Acupuncture is used to open blockages that sometimes build up in what TCM practitioners characterize as excessive heat or cold. These hot and cold spots do not always literally refer to the temperature of the body but are meant to depict changes in the character of the body's vital energy.
Chinese acupuncturists don't necessarily treat diseases, but target clusters of physical discomforts. Winston says, "Herbal formulas change depending on the 'symptom pictures.' Somebody could have acute appendicitis but the symptom picture could vary. Usually Chinese acupuncturists use herbs like isatis (a very cold, drying herb that's a powerful anti-bacterial agent) and coptis (a powerful anti-bacterial herb)."
Americans often visit acupuncturists complaining of back pain or some type of musculoskeletal problem-a wrenched knee, a ligament that hasn't healed properly or perhaps a torn rotator cuff. "If the injury is hot to the touch, it's red, it's inflammatory-that's a condition where there's excessive heat and in that condition the acupuncturist would give herbs that are cooling and anti-inflammatory such as the root of large leaf gentian."
Pain that Moves
If someone suffers pain that moves, pain that is sometimes exacerbated by damp or humid conditions, acupuncturists often prescribe clematis root, a wild variety of the garden plant that is an anti-spasmodic, or acanthopanax, a relative of Siberian ginseng used for damp pain.
"If there's pain with excessive dampness," Winston says, "acupuncturists might use duhuo, a drying herb that opens the meridians."

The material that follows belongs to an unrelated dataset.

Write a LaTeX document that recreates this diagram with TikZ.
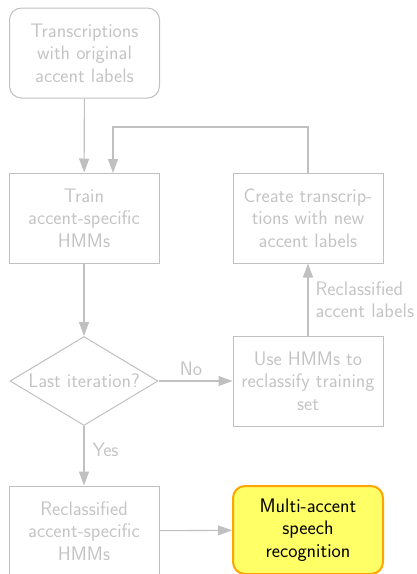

Molony agrees with Winston that when it comes to choosing herbs to enhance acupuncture, accurate analysis of the root cause of the health problem is paramount to making the right decisions. For example, if a person is qi deficient and her tongue is thickly coated, she may not be processing her energy properly. Phlegm builds up, decreasing energy. "What you want to do is give them herbs that move phlegm, like citrus peel, and combine that with acupuncture points that move phlegm also," Molony says.
For stimulating metabolism, Molony uses lactoferin-processed colostrum from cows. He uses ginseng and atractylodes as qi tonics and he adds herbs like magnolia bark or atractylodes alba.
He believes antioxidants are helpful too, as preventive medicines, including vitamins C and E. These valuable nutrients disarm the harm that reactive molecules can wreak within the body.
So how important are herbs and nutrition to enhance acupuncture's effectiveness? Acupuncturists seem to agree that healthy doses of antioxidants (such as vitamins C and E plus antioxidants from grapeseed extract) as well as specialized herbs, turn this therapy into a highly effective healing tool. Those wanting to benefit from this penetrating technique should stock up on nutrients. Then sit back, relax, kick off your shoes and let the acupuncturist do her stuff.